[Exercise description]:
Exactly and only the lines from the first entry through the line with "import matplotlib.pyplot as plt" should be copied, both ends included, with no pictures.

Stored records:
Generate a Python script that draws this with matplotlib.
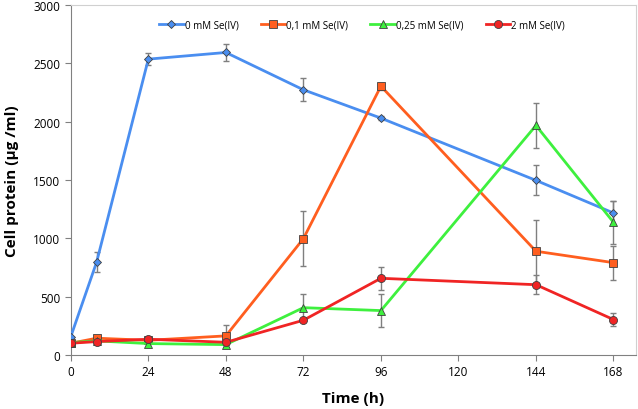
import matplotlib
matplotlib.use("Agg")
import matplotlib.pyplot as plt

time = [0, 8, 24, 48, 72, 96, 144, 168]
labels = ["0 mM Se(IV)", "0,1 mM Se(IV)", "0,25 mM Se(IV)", "2 mM Se(IV)"]
se0 = [157, 797, 2537, 2594, 2274, 2031, 1497, 1217]
se0_err = [0, 88, 50, 70, 97, 20, 128, 100]
se01 = [100, 143, 125, 163, 997, 2305, 889, 791]
se01_err = [0, 0, 0, 94, 234, 30, 270, 146]
se025 = [105, 120, 97, 88, 405, 380, 1968, 1137]
se025_err = [0, 0, 0, 0, 118, 143, 190, 183]
se2 = [100, 114, 134, 108, 297, 657, 602, 303]
se2_err = [0, 0, 0, 0, 0, 100, 84, 55]

series = [se0, se01, se025, se2]
errs = [se0_err, se01_err, se025_err, se2_err]
colors = ["#4a8ef0", "#ff5e1f", "#3ef03e", "#f02424"]
markers = ["D", "s", "^", "o"]
msizes = [3.8, 5.5, 5.5, 5.8]

plt.rcParams['font.family'] = ['Open Sans', 'DejaVu Sans']
fig = plt.figure(figsize=(6.38, 4.10), dpi=100)
ax = fig.add_axes([0.111, 0.132, 0.886, 0.853])

for y, e, c, m, ms, lab in zip(series, errs, colors, markers, msizes, labels):
    ax.errorbar(time, y, yerr=e, fmt='none', ecolor='#7f7f7f', elinewidth=1.0,
                capsize=2.5, capthick=1.0, zorder=2)
    ax.plot(time, y, color=c, lw=2.0, marker=m, markersize=ms, markerfacecolor=c,
            markeredgecolor='#404040', markeredgewidth=0.6, label=lab, zorder=3)

ax.set_xlim(0, 175)
ax.set_ylim(0, 3000)
ax.set_xticks([0, 24, 48, 72, 96, 120, 144, 168])
ax.set_yticks([0, 500, 1000, 1500, 2000, 2500, 3000])
ax.tick_params(labelsize=8.5, length=4, color='#808080')
for s in ['left', 'bottom']:
    ax.spines[s].set_color('#808080')
for s in ['top', 'right']:
    ax.spines[s].set_color('#d0d0d0')
ax.set_xlabel("Time (h)", fontsize=11, fontweight='bold', labelpad=9)
ax.set_ylabel("Cell protein (µg /ml)", fontsize=11, fontweight='bold', labelpad=10)

ax.legend(loc='upper center', ncol=4, frameon=False, fontsize=7,
          bbox_to_anchor=(0.515, 0.985), handlelength=2.5, columnspacing=2.3,
          handletextpad=0.1)

fig.savefig("out.png", dpi=100)
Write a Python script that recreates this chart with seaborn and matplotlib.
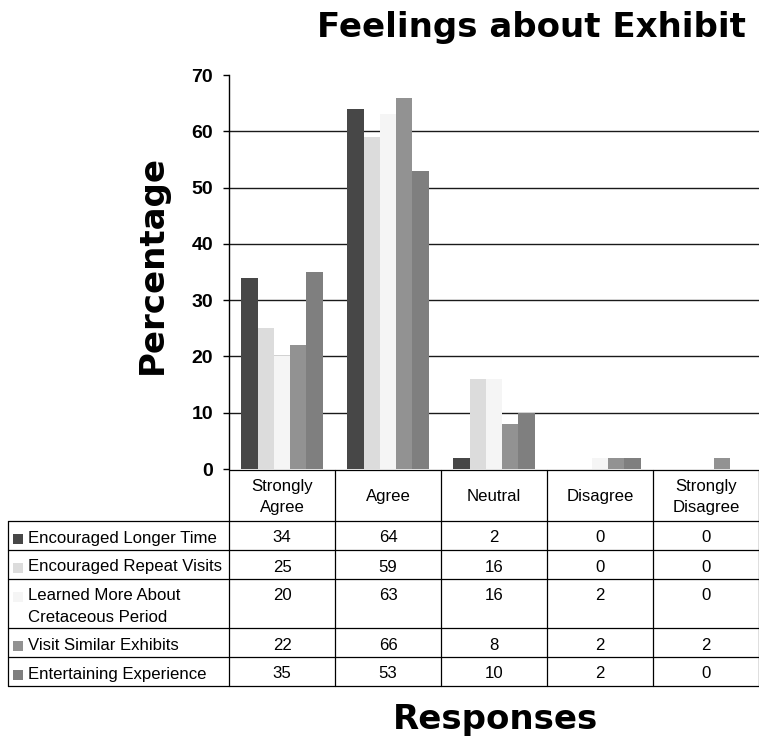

[The response]:
Generate a Python script that draws this with matplotlib.
import matplotlib
matplotlib.use("Agg")
import matplotlib.pyplot as plt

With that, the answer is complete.